Insomma, è un testa a testa fra nuovo FV/eolico e vecchio gas/carbone, mentre solo il vetusto e super ammortizzato nucleare Usa si può permettere prezzi irraggiungibilmente bassi, ma le vecchie centrali andranno via via in pensione, e questo aprirà spazi sempre più ampi alla sostituzione con energie rinnovabili.

Queste saranno pronte per una più rapida transizione oppure il recente aumento dell’Lcoe suona come un allarme?

Secondo Lazard si tratta solo di una fase transitoria. Infatti, nonostante il pessimo momento storico, la parte più bassa del costo degli Lcoe di sole e vento, cioè quella riguardante gli impianti di più alta qualità progettuale e resa, che spesso non richiedono neanche incentivi, si è ridotta ulteriormente.

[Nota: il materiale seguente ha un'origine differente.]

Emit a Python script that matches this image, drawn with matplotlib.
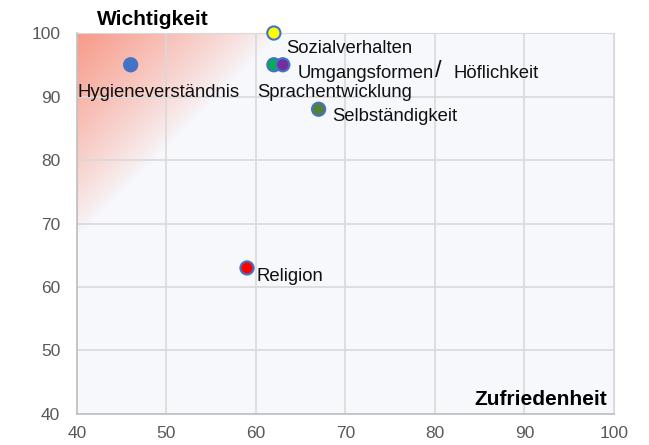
import numpy as np
import matplotlib.pyplot as plt
from matplotlib.colors import to_rgb

plt.rcParams['font.family'] = ['Liberation Sans', 'DejaVu Sans']

# data
namen = ["Hygieneverständnis", "Sozialverhalten", "Sprachentwicklung",
         "Umgangsformen", "Selbständigkeit", "Religion"]
zufriedenheit = [46, 62, 62, 63, 67, 59]
wichtigkeit = [95, 100, 95, 95, 88, 63]
farben = ["#4472C4", "#FFFF00", "#00B050", "#7030A0", "#548235", "#FF0000"]
# label anchor (left edge, vertical centre) in data units
label_x = [40.1, 63.4, 60.1, 64.6, 68.5, 60.1]
label_y = [90.6, 97.5, 90.7, 93.6, 86.8, 61.6]

fig = plt.figure(figsize=(6.49, 4.45), dpi=100)
ax = fig.add_axes([0.1186, 0.0697, 0.8274, 0.8561])
ax.set_xlim(40, 100)
ax.set_ylim(40, 100)
ax.set_facecolor("#F7F8FC")

# red diagonal gradient in the upper left corner
nx, ny = 600, 600
gx, gy = np.meshgrid(np.linspace(0, 1, nx), np.linspace(0, 1, ny))
d = gx / 0.34 + gy / 0.48
alpha = np.clip(1 - d / 1.12, 0, 1) ** 0.85
img = np.zeros((ny, nx, 4))
img[..., :3] = to_rgb("#F89A88")
img[..., 3] = alpha
ax.imshow(img, extent=[40, 100, 40, 100], aspect="auto", zorder=0.5,
          interpolation="bilinear", origin="upper")

ax.set_xticks(np.arange(40, 101, 10))
ax.set_yticks(np.arange(40, 101, 10))
ax.grid(True, color="#D9D9D9", linewidth=1.2, zorder=1)
ax.set_axisbelow(True)
for s in ["top", "right"]:
    ax.spines[s].set_color("#D9D9D9")
for s in ["left", "bottom"]:
    ax.spines[s].set_color("#BFBFBF")
    ax.spines[s].set_linewidth(1.2)
ax.tick_params(length=0, labelsize=12.5, labelcolor="#595959")
ax.tick_params(axis="x", pad=9)
ax.tick_params(axis="y", pad=12)

ax.scatter(zufriedenheit, wichtigkeit, s=90, c=farben, edgecolors="#4472C4",
           linewidths=1.5, zorder=3, clip_on=False)

for n, lx, ly in zip(namen, label_x, label_y):
    ax.text(lx, ly, n, fontsize=13.3, va="center", ha="left", color="#111111",
            zorder=4)
# the rest of "Umgangsformen/ Höflichkeit" (slash drawn larger)
ax.text(80.0, 94.0, "/", fontsize=17, va="center", ha="left", color="#111111")
ax.text(82.1, 93.6, "Höflichkeit", fontsize=13.3, va="center", ha="left",
        color="#111111")

fig.text(0.235, 0.956, "Wichtigkeit", fontsize=15, fontweight="bold",
         ha="center", va="center")
ax.text(99.2, 40.8, "Zufriedenheit", fontsize=15, fontweight="bold",
        ha="right", va="bottom")

fig.savefig("out.png", dpi=100)
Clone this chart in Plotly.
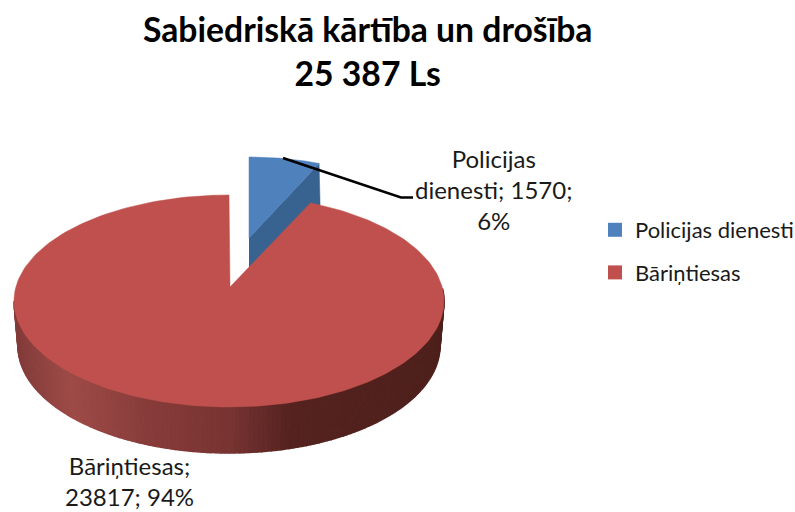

Ciò fa ben sperare che le pratiche di ottimizzazione di efficienza, costi e rendimenti, ora adottate solo di alcuni progetti, si estendano all’intera gamma degli impianti futuri, facendo fare nei prossimi anni un ulteriore salto verso il basso al costo delle due più importanti fonti rinnovabili che saranno le chiavi della decarbonizzazione del sistema energetico.

Un primo indizio già c’è: nel 2023 si prevede calo del 10% circa dei costi del fotovoltaico, in gran parte dovuto alla stabilizzazione della situazione industriale e alla diminuzione generalizzata dei prezzi dell’energia.